Kinkopf testified at Barr's Senate confirmation hearing almost a year before, warning that Barr had long advocated presidential power of "breathtaking scope, subject to negligible limits."
"This is not the presidency our founders contemplated," Kinkopf said then. "This is not the presidency our Constitution meant to embody."
Kinkopf's view has darkened since his testimony in January 2019.
"It's even worse than I thought it was going to be," the professor said.
Turley, who testified at the same hearing in support of the nominee, said it shouldn't have been a surprise to anyone that Barr was an advocate for expansive presidential authority. Though it would be wrong, Turley said, to suggest that Barr shaped his views to suit the whims of a president.

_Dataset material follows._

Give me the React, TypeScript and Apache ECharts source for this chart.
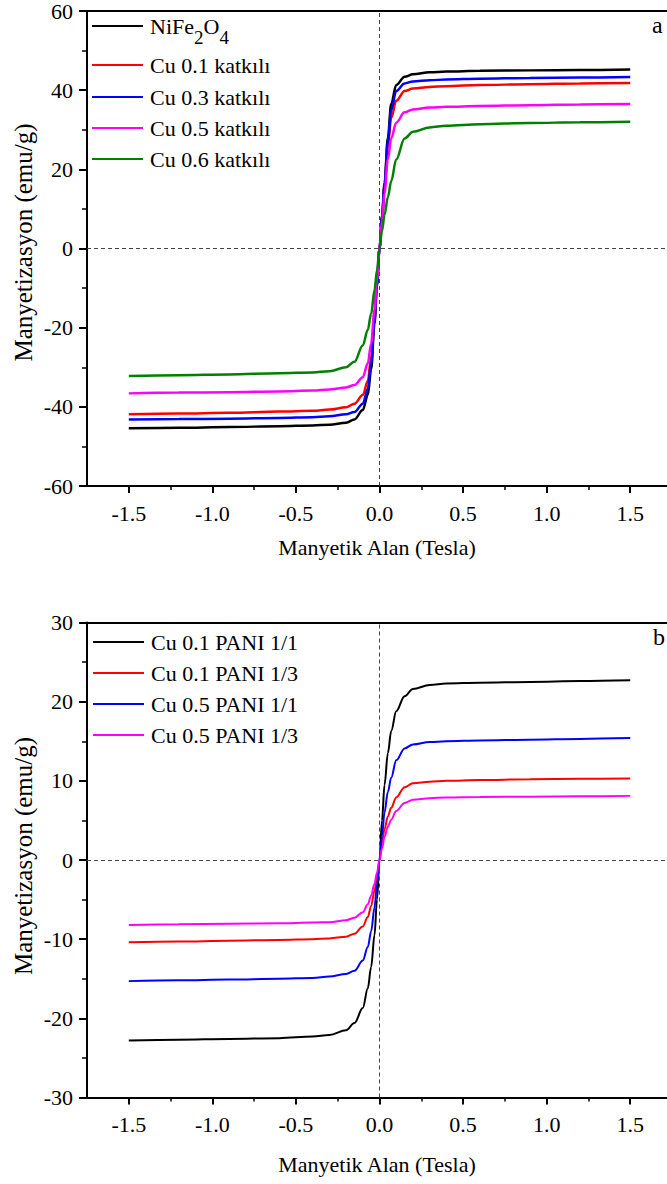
import React, { useEffect, useRef } from "react";
import * as echarts from "echarts";

// Applied field (Tesla), shared by every curve
const fieldTesla = [
  -1.5, -1.2, -0.9, -0.6, -0.4, -0.3, -0.2, -0.15, -0.1, -0.07, -0.05, -0.03, -0.015, 0,
  0.015, 0.03, 0.05, 0.07, 0.1, 0.15, 0.2, 0.3, 0.4, 0.6, 0.9, 1.2, 1.5,
];

// Panel a: doped ferrites (emu/g)
const nife2o4 = [
  -45.4, -45.3, -45.1, -44.9, -44.7, -44.5, -44.0, -43.2, -40.8, -37.0, -30.5, -19.0, -9.5, 0,
  8.3, 16.5, 28.0, 36.5, 41.3, 43.4, 44.0, 44.5, 44.7, 44.9, 45.0, 45.1, 45.2,
];
const cu01 = [
  -41.9, -41.7, -41.5, -41.2, -41.0, -40.7, -40.1, -39.2, -37.0, -33.5, -27.5, -17.0, -8.5, 0,
  7.8, 15.5, 26.0, 33.0, 37.3, 39.8, 40.4, 40.8, 41.0, 41.3, 41.5, 41.7, 41.8,
];
const cu03 = [
  -43.2, -43.1, -43.0, -42.8, -42.6, -42.4, -41.9, -41.3, -39.2, -35.5, -29.0, -18.0, -9.0, 0,
  8.0, 16.0, 27.0, 35.0, 39.8, 41.7, 42.2, 42.5, 42.7, 42.9, 43.1, 43.2, 43.3,
];
const cu05 = [
  -36.6, -36.4, -36.3, -36.1, -35.9, -35.6, -35.1, -34.5, -32.5, -29.0, -24.0, -15.5, -7.8, 0,
  7.0, 14.0, 22.5, 27.8, 31.8, 34.4, 35.1, 35.6, 35.8, 36.0, 36.2, 36.4, 36.5,
];
const cu06 = [
  -32.2, -32.0, -31.8, -31.5, -31.3, -31.0, -30.0, -28.6, -24.5, -20.5, -16.5, -10.5, -5.5, 0,
  4.5, 8.5, 13.0, 17.0, 22.5, 27.8, 29.5, 30.6, 31.0, 31.4, 31.7, 31.9, 32.0,
];

// Panel b: PANI composites (emu/g)
const cu01Pani11 = [
  -22.8, -22.7, -22.6, -22.5, -22.3, -22.1, -21.5, -20.6, -18.7, -16.2, -13.5, -9.5, -5.0, 0,
  5.0, 9.5, 13.5, 16.3, 18.8, 20.7, 21.6, 22.1, 22.3, 22.4, 22.5, 22.6, 22.7,
];
const cu01Pani13 = [
  -10.4, -10.3, -10.2, -10.1, -10.0, -9.9, -9.7, -9.3, -8.4, -7.2, -5.8, -3.9, -2.0, 0,
  2.0, 3.9, 5.5, 6.6, 7.9, 9.2, 9.7, 9.9, 10.0, 10.1, 10.2, 10.25, 10.3,
];
const cu05Pani11 = [
  -15.3, -15.2, -15.1, -15.0, -14.9, -14.7, -14.4, -14.0, -12.7, -11.0, -9.0, -6.0, -3.1, 0,
  3.1, 6.0, 8.6, 10.4, 12.6, 14.1, 14.6, 14.9, 15.0, 15.1, 15.2, 15.3, 15.4,
];
const cu05Pani13 = [
  -8.2, -8.1, -8.05, -8.0, -7.9, -7.85, -7.6, -7.3, -6.6, -5.6, -4.5, -3.0, -1.6, 0,
  1.5, 2.9, 4.2, 5.1, 6.2, 7.2, 7.6, 7.8, 7.9, 7.95, 8.0, 8.05, 8.1,
];

const namesA = ["NiFe2O4", "Cu 0.1 katkılı", "Cu 0.3 katkılı", "Cu 0.5 katkılı", "Cu 0.6 katkılı"];
const namesB = ["Cu 0.1 PANI 1/1", "Cu 0.1 PANI 1/3", "Cu 0.5 PANI 1/1", "Cu 0.5 PANI 1/3"];

const xMajor = [-1.5, -1.0, -0.5, 0, 0.5, 1.0, 1.5];
const xMinor = [-1.25, -0.75, -0.25, 0.25, 0.75, 1.25];

const SERIF = "Liberation Serif, serif";
const X_MIN = -1.75;
const X_MAX = 1.72;

const toPairs = (ys: number[]) => fieldTesla.map((x, i) => [x, ys[i]]);

const baseText = { fontFamily: SERIF, fontWeight: "normal" as const, color: "#000" };

function xAxesFor(gridIndex: number, nameGap: number) {
  const line = { color: "#000", width: 2 };
  return [
    {
      type: "value",
      gridIndex,
      min: X_MIN,
      max: X_MAX,
      position: "bottom",
      name: "Manyetik Alan (Tesla)",
      nameLocation: "middle",
      nameGap,
      nameMoveOverlap: false,
      nameTextStyle: { ...baseText, fontSize: 22 },
      axisLine: { show: true, onZero: false, lineStyle: line },
      axisTick: { show: true, customValues: xMajor, length: 7, lineStyle: line },
      axisLabel: {
        show: true,
        customValues: xMajor,
        formatter: (v: number) => v.toFixed(1),
        margin: 16,
        ...baseText,
        fontSize: 22,
      },
      splitLine: { show: false },
    },
    {
      type: "value",
      gridIndex,
      min: X_MIN,
      max: X_MAX,
      position: "bottom",
      axisLine: { show: false, onZero: false },
      axisTick: { show: true, customValues: xMinor, length: 4, lineStyle: { color: "#000", width: 1.5 } },
      axisLabel: { show: false },
      splitLine: { show: false },
    },
    {
      type: "value",
      gridIndex,
      min: X_MIN,
      max: X_MAX,
      position: "top",
      axisLine: { show: true, onZero: false, lineStyle: line },
      axisTick: { show: false },
      axisLabel: { show: false },
      splitLine: { show: false },
    },
  ];
}

function yAxisFor(gridIndex: number, limit: number, interval: number, namePad: number) {
  const line = { color: "#000", width: 2 };
  return {
    type: "value",
    gridIndex,
    min: -limit,
    max: limit,
    interval,
    position: "left",
    name: "Manyetizasyon (emu/g)",
    nameLocation: "middle",
    nameRotate: 90,
    nameGap: 51,
    nameMoveOverlap: false,
    nameTextStyle: { ...baseText, fontSize: 25, padding: [0, 0, 0, namePad] },
    axisLine: { show: true, onZero: false, lineStyle: line },
    axisTick: { show: true, length: 8, lineStyle: line },
    minorTick: { show: true, splitNumber: 2, length: 5, lineStyle: { color: "#000", width: 1.5 } },
    axisLabel: { show: true, margin: 14, ...baseText, fontSize: 22 },
    splitLine: { show: false },
    minorSplitLine: { show: false },
  };
}

function curve(name: string, ys: number[], color: string, axis: number, width: number) {
  return {
    name,
    type: "line",
    xAxisIndex: axis * 3,
    yAxisIndex: axis,
    data: toPairs(ys),
    symbol: "none",
    showSymbol: false,
    smooth: 0.35,
    smoothMonotone: "x",
    z: 3,
    lineStyle: { color, width },
    itemStyle: { color },
  };
}

function zeroLines(axis: number) {
  return {
    name: "zero-" + axis,
    type: "line",
    xAxisIndex: axis * 3,
    yAxisIndex: axis,
    data: [],
    silent: true,
    z: 1,
    markLine: {
      silent: true,
      symbol: "none",
      label: { show: false },
      lineStyle: { type: [4, 3], color: "#444", width: 1 },
      data: [{ xAxis: 0 }, { yAxis: 0 }],
    },
  };
}

const legendText = { ...baseText, fontSize: 22, lineHeight: 24, padding: [0, 0, 0, 2] };

function legendItem(name: string, left: number, top: number) {
  return {
    data: [name],
    orient: "vertical",
    left,
    top,
    padding: 0,
    itemGap: 0,
    icon: "rect",
    itemWidth: 51,
    itemHeight: 2,
    selectedMode: false,
    textStyle: legendText,
  };
}

export default function App() {
  const ref = useRef<HTMLDivElement>(null);

  useEffect(() => {
    if (!ref.current) return;
    const chart = echarts.init(ref.current, undefined, { renderer: "svg" });

    const option = {
      animation: false,
      backgroundColor: "#fff",
      textStyle: { fontFamily: SERIF, fontWeight: "normal", color: "#000" },
      grid: [
        { left: 87, top: 11, width: 580, height: 475, outerBoundsMode: "none", containLabel: false },
        { left: 87, top: 622.5, width: 580, height: 475, outerBoundsMode: "none", containLabel: false },
      ],
      xAxis: [...xAxesFor(0, 50), ...xAxesFor(1, 56)],
      yAxis: [yAxisFor(0, 60, 20, 12), yAxisFor(1, 30, 10, 8)],
      legend: [
        {
          ...legendItem(namesA[0], 92, 5),
          formatter: () => "NiFe{s|2}O{s|4}",
          textStyle: {
            ...legendText,
            lineHeight: 42,
            rich: { s: { ...baseText, fontSize: 19, lineHeight: 24, verticalAlign: "bottom" } },
          },
        },
        legendItem(namesA[1], 92, 53),
        legendItem(namesA[2], 92, 85),
        legendItem(namesA[3], 92, 116),
        legendItem(namesA[4], 92, 147),
        legendItem(namesB[0], 93, 630),
        legendItem(namesB[1], 93, 661),
        legendItem(namesB[2], 93, 692),
        legendItem(namesB[3], 93, 723),
      ],
      graphic: [
        { type: "text", left: 652, top: 13, style: { text: "a", font: "24px Liberation Serif", fill: "#000" } },
        { type: "text", left: 653, top: 625, style: { text: "b", font: "24px Liberation Serif", fill: "#000" } },
      ],
      series: [
        zeroLines(0),
        curve(namesA[0], nife2o4, "#000000", 0, 2.5),
        curve(namesA[1], cu01, "#ff0000", 0, 2.5),
        curve(namesA[2], cu03, "#0000ff", 0, 2.5),
        curve(namesA[3], cu05, "#ff00ff", 0, 2.5),
        curve(namesA[4], cu06, "#008000", 0, 2.5),
        zeroLines(1),
        curve(namesB[0], cu01Pani11, "#000000", 1, 2),
        curve(namesB[1], cu01Pani13, "#ff0000", 1, 2),
        curve(namesB[2], cu05Pani11, "#0000ff", 1, 2),
        curve(namesB[3], cu05Pani13, "#ff00ff", 1, 2),
      ],
    };

    chart.setOption(option as any);
    return () => chart.dispose();
  }, []);

  return (
    <div
      ref={ref}
      style={{ position: "absolute", left: 0, top: 0, width: 667, height: 1184, background: "#fff" }}
    />
  );
}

"Those who know him don't ascribe to these corruptible purposes," Turley said. "In a city that rotates on spin, he is the only stationary object."
Though it is not the first time the Justice Department has cast a shadow during an election, Mukasey said he had not seen the department and an attorney general featured with quite the same intensity.
"I don't know of any (attorney general) who has faced this kind of pressure," Mukasey said. "He has spoken out about matters that he feels are important, and he explains the reasons why."
(Sessions, who before his dismissal endured a monthslong public shaming campaign led by Trump for his recusal from the Russia investigation, declined requests for comment on whether he quibbled with Mukasey's assessment.)
Mary McCord, who led Justice's National Security Division, was among those who were optimistic when Barr was nominated after Sessions' stormy tenure and expected he would act as an institutionalist, given his history as former attorney general.
“I feel foolish now," McCord said. "At the time, even though I knew that Barr had an expansive view of executive authority, I thought he would have more respect for the institution. ... I feel like I was really, really wrong to have that expectation.”